On Mon, 14 May 2012, Bojan Smojver wrote:

> On Mon, 2012-05-14 at 05:02 +0530, Srivatsa S. Bhat wrote:
> > This is the point where your patch gets scary - Suspend is not carried
> > out in its fullest sense; instead you jump directly to
> > suspend_devices_and_enter(). Luckily, most of the things that happen
> > before this are common between suspend and hibernation. However, one
> > thing that really stands out is the notifications: if you directly
> > call suspend_devices_and_enter(), we end up missing the
> > PM_SUSPEND_PREPARE notifications.
> 
> I'm guessing because at the point of suspend to RAM here, we are not
> really doing the real, full suspend to RAM, things would be different.
> At this point, not the whole system is alive - most of it is frozen.
> Only devices required for image writing are alive. Or maybe I'm
> misunderstanding the hibernation process...

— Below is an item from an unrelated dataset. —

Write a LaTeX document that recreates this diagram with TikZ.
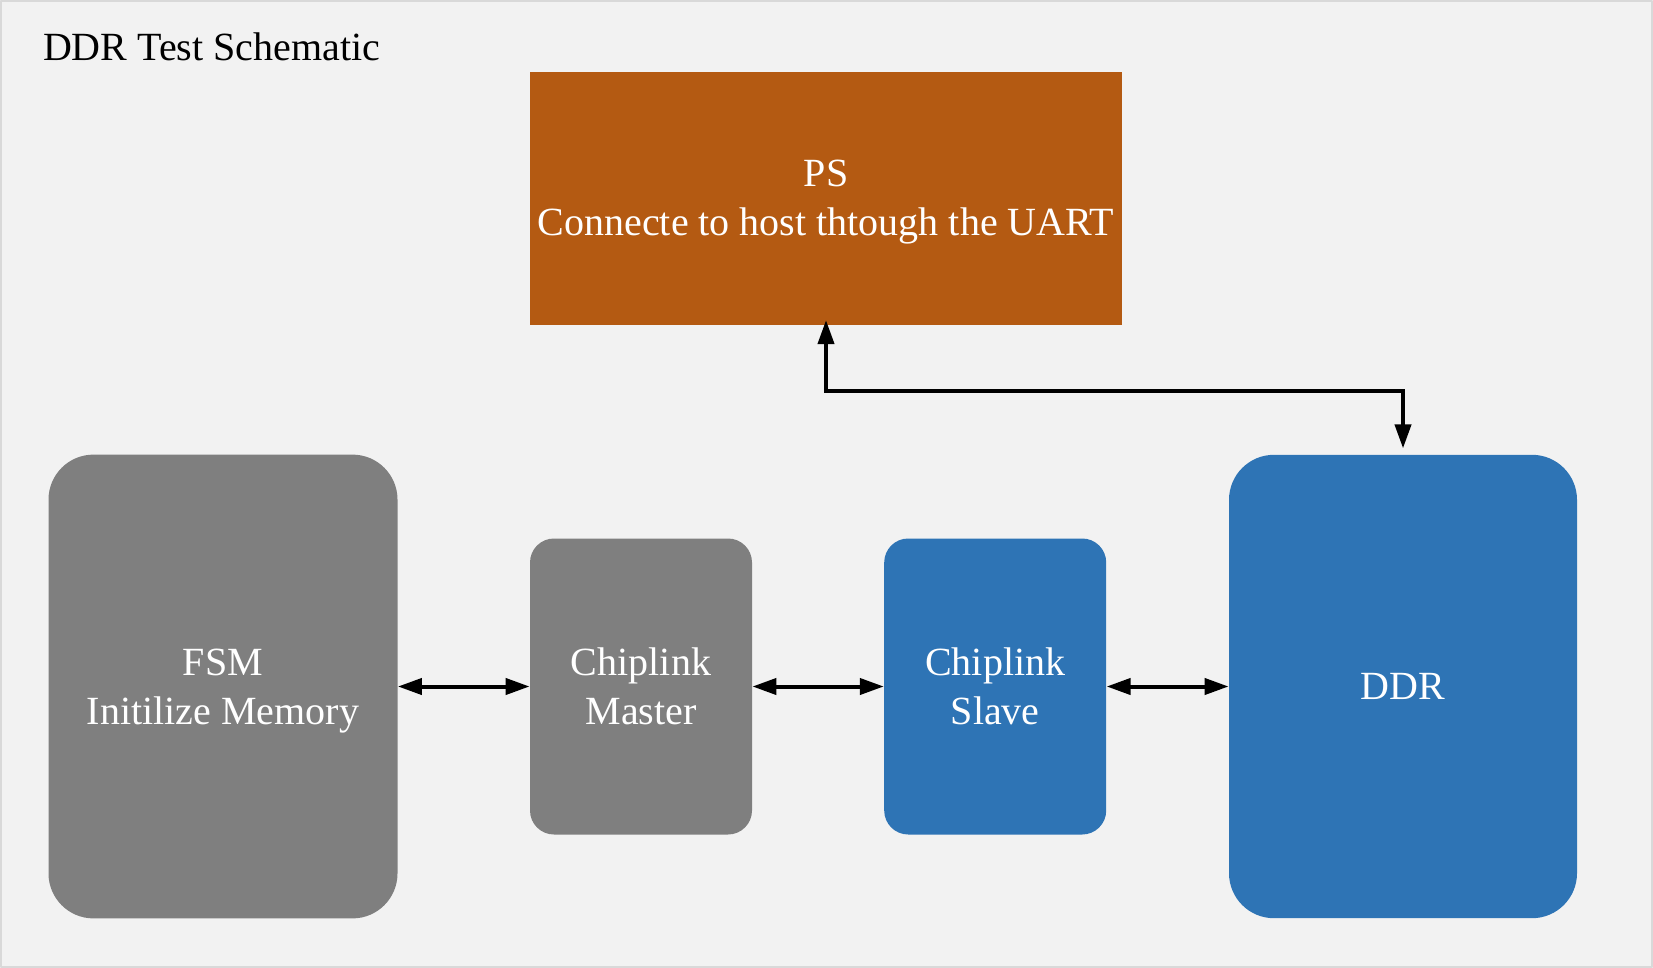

Yes, you misunderstand it.  It's documented pretty thoroughly in
Documentation/power/devices.txt and there's a fair amount of kerneldoc
in include/linux/pm.h.  After the memory image has been prepared,
_every_ device goes back to full functionality before the image gets
written out (with maybe a few platform-specific exceptions).

> > And there is no guarantee that everybody implements the same thing for
> > both PM_SUSPEND_PREPARE and PM_HIBERNATION_PREPARE notifications. That
> > is the reason I don't think it is safe.
> 
> OK.
> 
> So, you would do:
> 
> - prepare for hibernation (includes suspension of devices)

No, devices are not suspended -- they are "frozen".  There's a
difference (frozen devices are supposed to remain at full power).

> - resume devices involved in image writing

Resume all devices.  Except that it's not called "resume"; it's called 
"thaw" -- the reverse of freezing.

> - write image
> - prepare for suspend
> - suspend to RAM
> - resume from RAM
> - post suspend from RAM

It's not clear what you mean by this last step.

> - unwind unsuccessful hibernation

Not exactly.  For example, the devices are already back at full power 
so they don't need any "unwinding".  Basically you just have to 
invalidate the hibernation image stored on disk and unfreeze the tasks.

> Isn't that going to confuse devices involved in image writing even more
> by essentially executing post-resume twice (once for suspend to RAM,
> once for hibernation)?

Not if you do it as described above.